In the Fall of 2006, Emporia State University started the first BFA degree in Engraving Arts. The program is funded through an endowment provided by the Glendo Corporation, where our engraving tools are produced. In the program, students learn traditional push engraving as well as operating the GRS pneumatic gravers. When I took over the program in the fall of 2007, the program was primarily print based. It has evolved since then to integrate found objects and metals/sculpture/glass.
Pictured below is engraving arts major, Anneliese Narcisi.

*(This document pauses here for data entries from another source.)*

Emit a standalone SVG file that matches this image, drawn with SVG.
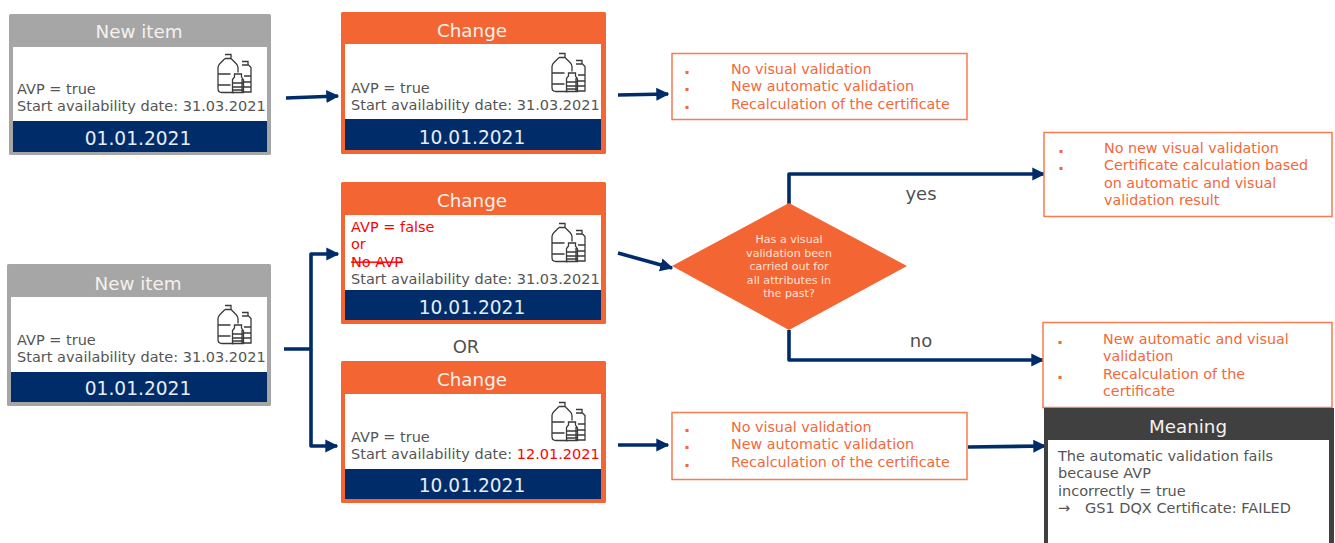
<svg xmlns="http://www.w3.org/2000/svg" width="1335" height="543" viewBox="0 0 1335 543">
<style>
text{font-family:"DejaVu Sans","Liberation Sans",sans-serif}
.h{font-size:18.3px;fill:#f6f1ec;text-anchor:middle}
.d{font-size:18.6px;fill:#e8edf4;text-anchor:middle}
.b{font-size:14.5px;fill:#555}
.r{fill:#f00}
.o{font-size:14.3px;fill:#f4683a}
.p{font-size:6px;fill:#f4683a}
.l{font-size:18px;fill:#505050;text-anchor:middle}
.q{font-size:11.1px;fill:#fbe3d8;text-anchor:middle}
.c{fill:none;stroke:#002d6a;stroke-width:3.6;stroke-linejoin:round}
.box{fill:#fff;stroke:#f97b50;stroke-width:1.5}
.ic{fill:none;stroke:#3a3a3a;stroke-width:1.3}
</style>
<defs>
<marker id="a" viewBox="0 0 10 10" refX="9" refY="5" markerWidth="13" markerHeight="14" markerUnits="userSpaceOnUse" orient="auto"><path d="M0 0L10 5L0 10Z" fill="#002d6a"/></marker>
<g id="bot">
<path class="ic" d="M7 0.500h6v4l5 5q2 2 2 4v5M7 4.500h6M7 4.500l-5 5q-2 2-2 4v21q0 4 4 4h12M0.500 20h12M0.500 31h12"/>
<path class="ic" d="M24 7.500h6v3l3 3v24.500h-9v-13M24 11h6M16.500 20h7v3l2 3v12.500h-11v-13l2-2.500z"/>
<path class="ic" d="M15 29h10M15 33h10M15 36h10M26 22h7M26 28h7M26 33h7"/>
</g>
</defs>
<g id="conn">
<path class="c" d="M286 98L338 96" marker-end="url(#a)"/>
<path class="c" d="M618 95L668 94" marker-end="url(#a)"/>
<path class="c" d="M618 253L672 268" marker-end="url(#a)"/>
<path class="c" d="M284 349H311V254H338" marker-end="url(#a)"/>
<path class="c" d="M311 349V446H337" marker-end="url(#a)"/>
<path class="c" d="M789 204V174H1044" marker-end="url(#a)"/>
<path class="c" d="M789 330V360H1043" marker-end="url(#a)"/>
<path class="c" d="M618 445H668" marker-end="url(#a)"/>
<path class="c" d="M968 447L1045 446" marker-end="url(#a)"/>
</g>
<g id="n1"><rect x="9" y="14" width="262" height="141" rx="1.5" fill="#a6a6a6"/><rect x="13" y="47" width="254" height="74" fill="#fff"/><rect x="13" y="121" width="254" height="31" fill="#002d6a"/><text class="h" x="139" y="37.600">New item</text><text class="b" x="17" y="93.600">AVP = true</text><text class="b" x="17" y="110.600">Start availability date: 31.03.2021</text><text class="d" x="138" y="145">01.01.2021</text><use href="#bot" x="218" y="54"/></g>
<g id="n2"><rect x="341" y="12" width="265" height="142" rx="1.5" fill="#f46534"/><rect x="345" y="44" width="256" height="75" fill="#fff"/><rect x="345" y="119" width="256" height="31" fill="#002d6a"/><text class="h" x="472" y="36.600">Change</text><text class="b" x="351" y="92.600">AVP = true</text><text class="b" x="351" y="109.600">Start availability date: 31.03.2021</text><text class="d" x="472" y="144">10.01.2021</text><use href="#bot" x="552" y="53"/></g>
<g id="n3"><rect class="box" x="672" y="53.500" width="295" height="66"/><text class="p" x="685" y="74">▪</text><text class="p" x="685" y="91">▪</text><text class="p" x="685" y="109">▪</text><text class="o" x="731" y="74">No visual validation</text><text class="o" x="731" y="91">New automatic validation</text><text class="o" x="731" y="109">Recalculation of the certificate</text></g>
<g id="n4"><rect x="341" y="182" width="265" height="142" rx="1.5" fill="#f46534"/><rect x="345" y="215" width="256" height="75" fill="#fff"/><rect x="345" y="290" width="256" height="30" fill="#002d6a"/><text class="h" x="472" y="206.600">Change</text><text class="b r" x="351" y="232">AVP = false</text><text class="b r" x="351" y="249">or</text><text class="b r" x="351" y="266.500" text-decoration="line-through">No AVP</text><text class="b" x="351" y="284">Start availability date: 31.03.2021</text><text class="d" x="472" y="314">10.01.2021</text><use href="#bot" x="552" y="223"/></g>
<g id="n5"><path d="M672 266L789 203L907 266L789 330Z" fill="#f46534"/><text class="q" x="789" y="243">Has a visual</text><text class="q" x="789" y="257">validation been</text><text class="q" x="789" y="270">carried out for</text><text class="q" x="789" y="284">all attributes in</text><text class="q" x="789" y="297">the past?</text></g>
<text class="l" x="921" y="199.500">yes</text>
<text class="l" x="921" y="347">no</text>
<g id="n6"><rect class="box" x="1044" y="132.500" width="288" height="84"/><text class="p" x="1059" y="153">▪</text><text class="p" x="1059" y="170">▪</text><text class="o" x="1104" y="153">No new visual validation</text><text class="o" x="1104" y="170">Certificate calculation based</text><text class="o" x="1104" y="188">on automatic and visual</text><text class="o" x="1104" y="205">validation result</text></g>
<g id="n7"><rect x="7" y="264" width="264" height="142" rx="1.500" fill="#a6a6a6"/><rect x="11" y="297" width="256" height="75" fill="#fff"/><rect x="11" y="372" width="256" height="30" fill="#002d6a"/><text class="h" x="138" y="289.600">New item</text><text class="b" x="17" y="344.600">AVP = true</text><text class="b" x="17" y="361.600">Start availability date: 31.03.2021</text><text class="d" x="138" y="395">01.01.2021</text><use href="#bot" x="218" y="305"/></g>
<text class="l" x="466" y="352.500">OR</text>
<g id="n8"><rect x="341" y="361" width="265" height="142" rx="1.5" fill="#f46534"/><rect x="345" y="394" width="256" height="75" fill="#fff"/><rect x="345" y="469" width="256" height="30" fill="#002d6a"/><text class="h" x="472" y="385.600">Change</text><text class="b" x="351" y="441.600">AVP = true</text><text class="b" x="351" y="458.600">Start availability date: <tspan class="r">12.01.2021</tspan></text><text class="d" x="472" y="492">10.01.2021</text><use href="#bot" x="552" y="402"/></g>
<g id="n9"><rect class="box" x="672" y="412.500" width="295" height="67"/><text class="p" x="685" y="432">▪</text><text class="p" x="685" y="449">▪</text><text class="p" x="685" y="467">▪</text><text class="o" x="731" y="432">No visual validation</text><text class="o" x="731" y="449">New automatic validation</text><text class="o" x="731" y="467">Recalculation of the certificate</text></g>
<g id="n10"><rect class="box" x="1043" y="322.500" width="289" height="85"/><text class="p" x="1058" y="344">▪</text><text class="p" x="1058" y="379">▪</text><text class="o" x="1103" y="344">New automatic and visual</text><text class="o" x="1103" y="361">validation</text><text class="o" x="1103" y="379">Recalculation of the</text><text class="o" x="1103" y="396">certificate</text></g>
<g id="n11"><rect x="1044" y="408" width="290" height="135" fill="#404040"/><rect x="1048" y="440" width="281" height="103" fill="#fff"/><text class="h" x="1188" y="432.600">Meaning</text><text class="b" x="1058" y="460.600">The automatic validation fails</text><text class="b" x="1058" y="477.600">because AVP</text><text class="b" x="1058" y="495.600">incorrectly = true</text><text class="b" x="1058" y="512.600">→</text><text class="b" x="1085" y="512.600">GS1 DQX Certificate: FAILED</text></g>
</svg>
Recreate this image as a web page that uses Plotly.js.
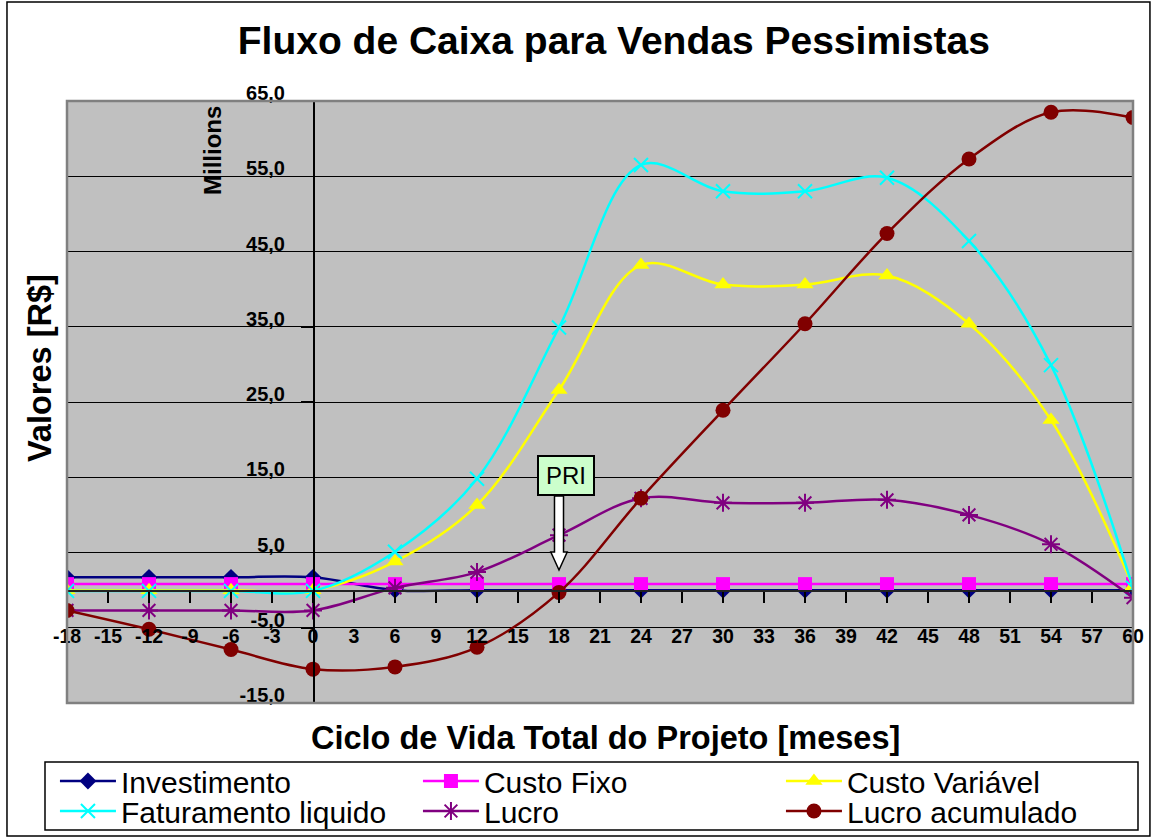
<!DOCTYPE html>
<html>
<head>
<meta charset="utf-8">
<script src="https://cdn.plot.ly/plotly-3.0.1.min.js"></script>
<style>
  html, body { margin: 0; padding: 0; background: #fff; }
  #chart { width: 1153px; height: 839px; }
</style>
</head>
<body>
<div id="chart"></div>
<script>
// ---- data (values in millions of R$) ----
const months = [-18, -12, -6, 0, 6, 12, 18, 24, 30, 36, 42, 48, 54, 60];
const investimento = [1.7, 1.7, 1.7, 1.7, 0, 0, 0, 0, 0, 0, 0, 0, 0, 0];
const custoFixo = [0.8, 0.8, 0.8, 0.8, 0.8, 0.8, 0.8, 0.8, 0.8, 0.8, 0.8, 0.8, 0.8, 0.8];
const custoVariavel = [0, 0, 0, 0, 3.8, 11.3, 26.6, 43.2, 40.6, 40.6, 41.8, 35.4, 22.6, 0.5];
const faturamento = [-0.1, -0.1, -0.1, -0.1, 5.1, 14.8, 34.9, 56.5, 53.0, 53.0, 54.8, 46.4, 29.9, 0.3];
const lucro = [-2.7, -2.7, -2.7, -2.7, 0.3, 2.4, 7.3, 12.2, 11.6, 11.6, 12.0, 10.0, 6.1, -1.0];
const lucroAcumulado = [-2.7, -5.2, -7.9, -10.5, -10.2, -7.6, -0.3, 12.2, 23.9, 35.4, 47.4, 57.3, 63.5, 62.8];

const xTickVals = [-18,-15,-12,-9,-6,-3,0,3,6,9,12,15,18,21,24,27,30,33,36,39,42,45,48,51,54,57,60];
const xTickText = ['-18','-15','-12','-9','-6','-3','0','3','6','9','12','15','18','21','24','27','30','33','36','39','42','45','48','51','54','57','60'];
const yTickVals = [-15, -5, 5, 15, 25, 35, 45, 55, 65];
const yTickText = ['-15,0','-5,0','5,0','15,0','25,0','35,0','45,0','55,0','65,0'];

const priMonth = 18;   // payback month (PRI)

const FONT = 'Arial, "Liberation Sans", sans-serif';

function series(name, y, color, symbol, size, openMarker, legendId) {
  const marker = { symbol: symbol, size: size, color: color };
  marker.line = openMarker ? { color: color, width: 2 } : { width: 0 };
  return {
    type: 'scatter', mode: 'lines+markers', name: name,
    x: months, y: y, legend: legendId,
    line: { color: color, width: 2.5, shape: 'spline', smoothing: 1 },
    marker: marker
  };
}

const traces = [
  series('Investimento', investimento, '#000080', 'diamond', 13, false, 'legend'),
  series('Custo Fixo', custoFixo, '#FF00FF', 'square', 14, false, 'legend'),
  series('Custo Variável', custoVariavel, '#FFFF00', 'triangle-up', 15, false, 'legend'),
  series('Faturamento liquido', faturamento, '#00FFFF', 'x-thin-open', 14, true, 'legend2'),
  series('Lucro', lucro, '#800080', 'asterisk-open', 15, true, 'legend2'),
  series('Lucro acumulado', lucroAcumulado, '#800000', 'circle', 15, false, 'legend2')
];

const xMin = -18, xMax = 60, yMin = -15, yMax = 65;

// PRI block arrow (x in months, y in millions)
const ax = priMonth, sw = 0.33, hw = 0.6;
const arrowPath = `M ${ax - sw},12.5 L ${ax - sw},5.06 L ${ax - hw},5.06 L ${ax},2.67 L ${ax + hw},5.06 L ${ax + sw},5.06 L ${ax + sw},12.5 Z`;

function legendRow(yPos) {
  return {
    orientation: 'h',
    x: -0.0113, xanchor: 'left',
    y: yPos, yanchor: 'middle',
    bgcolor: 'rgba(0,0,0,0)', borderwidth: 0,
    font: { family: FONT, size: 30, color: '#000' },
    entrywidth: 292, entrywidthmode: 'pixels',
    itemwidth: 56,
    traceorder: 'normal'
  };
}

const layout = {
  width: 1153, height: 839,
  margin: { l: 67, r: 20, t: 101, b: 136, autoexpand: false },
  paper_bgcolor: '#ffffff',
  plot_bgcolor: '#C0C0C0',
  separators: ',.',
  font: { family: FONT, color: '#000' },
  title: {
    text: '<b>Fluxo de Caixa para Vendas Pessimistas</b>',
    font: { family: FONT, size: 39, color: '#000' },
    xref: 'paper', x: 0.513, xanchor: 'center',
    yref: 'container', y: 0.952, yanchor: 'middle'
  },
  showlegend: true,
  legend: legendRow(-0.1296),
  legend2: legendRow(-0.1794),
  xaxis: {
    range: [xMin, xMax],
    anchor: 'free', position: (0 - yMin) / (yMax - yMin),
    tickmode: 'array', tickvals: xTickVals, ticktext: xTickText,
    ticks: 'outside', ticklen: 11, tickwidth: 1.5, tickcolor: '#000',
    ticklabelstandoff: 17,
    tickfont: { family: FONT, size: 19.5, color: '#000', weight: 'bold' },
    showline: true, linecolor: '#222', linewidth: 1.5,
    showgrid: false, zeroline: false, fixedrange: true
  },
  yaxis: {
    range: [yMin, yMax],
    anchor: 'free', position: (0 - xMin) / (xMax - xMin),
    tickmode: 'array', tickvals: yTickVals, ticktext: yTickText,
    ticks: 'outside', ticklen: 12, tickwidth: 1.5, tickcolor: '#000',
    ticklabelshift: -8, ticklabelstandoff: 12,
    tickfont: { family: FONT, size: 20, color: '#000', weight: 'bold' },
    showline: true, linecolor: '#000', linewidth: 1.5,
    showgrid: true, gridcolor: '#000', gridwidth: 1,
    zeroline: false, fixedrange: true
  },
  shapes: [
    { type: 'rect', xref: 'paper', yref: 'paper', x0: 0, x1: 1, y0: 0, y1: 1,
      line: { color: '#808080', width: 2.5 }, fillcolor: 'rgba(0,0,0,0)', layer: 'above' },
    { type: 'rect', xref: 'paper', yref: 'paper', x0: -0.0563, x1: 1.0159, y0: -0.2209, y1: 1.1645,
      line: { color: '#000', width: 1.5 }, fillcolor: 'rgba(0,0,0,0)', layer: 'below' },
    // legend frame
    { type: 'rect', xref: 'paper', yref: 'paper', x0: -0.02064, x1: 1.00469, y0: -0.21096, y1: -0.0980,
      line: { color: '#000', width: 1.5 }, fillcolor: '#ffffff', layer: 'below' },
    { type: 'path', xref: 'x', yref: 'y', path: arrowPath,
      fillcolor: '#ffffff', line: { color: '#000', width: 1.5 }, layer: 'above' }
  ],
  annotations: [
    { text: '<b>Ciclo de Vida Total do Projeto [meses]</b>', xref: 'paper', yref: 'paper',
      x: 0.5047, y: -0.0581, xanchor: 'center', yanchor: 'middle', showarrow: false,
      font: { family: FONT, size: 32.5, color: '#000' } },
    { text: '<b>Valores [R$]</b>', xref: 'paper', yref: 'paper', textangle: -90,
      x: -0.0253, y: 0.5565, xanchor: 'center', yanchor: 'middle', showarrow: false,
      font: { family: FONT, size: 32.5, color: '#000' } },
    { text: '<b>Millions</b>', xref: 'paper', yref: 'paper', textangle: -90,
      x: 0.136, y: 0.9186, xanchor: 'center', yanchor: 'middle', showarrow: false,
      font: { family: FONT, size: 24, color: '#000' } },
    { text: 'PRI', xref: 'x', yref: 'y', x: priMonth + 0.51, y: 15.2,
      xanchor: 'center', yanchor: 'middle', showarrow: false,
      width: 52, height: 35, borderpad: 1,
      bgcolor: '#CCFFCC', bordercolor: '#000', borderwidth: 2,
      font: { family: FONT, size: 24, color: '#000' } }
  ]
};

Plotly.newPlot('chart', traces, layout, { displayModeBar: false, staticPlot: true });
</script>
</body>
</html>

In the beginning course, students learn to control depth, width and fluidity of the engraved mark. After becoming familiar with the tools, learning to render form exclusively with line begins. There are number of crosshatching projects that gradually build the student’s confidence in rendering linear tonal values. To the left is an example of a drawing project by Ashley Roudebush where she translated tone into line.
This eventually leads to the student producing a project where they integrate what they have learned in drawing into an engraving. Below is a bracelet project ( that will be eventually be bent) by HeeYeon Lee.
More recently a more intensive approach towards methods of traditional surface ornamentation has been a part of the upper level class. This semester we worked on an Art Nouveau style, English Fine Scroll and American Scroll styles.
Below – Mitchell Lurth – Engraving on brass pendant and color enamel.
Below – Peter Shoemaker – Practicing English Fine Scroll
This program has afforded my students to work in a cross-disciplinary fashion with metals, found objects, sculpture, glass and printmaking.
Peter Shoemaker – “Richard Ramirez”
Mitchell Lurth – Engraving and stone setting on pendant
Engraving majors also have the opportunity for internships at the Glendo Corporation where they are paid to engrave projects. That’s right…PAID! They also have access to the newest tools coming out and have a personal studio bench set up with a microscope and variety engraving goodies. They also have the opportunity to interact with visiting engravers and take one-week workshops offered at Glendo.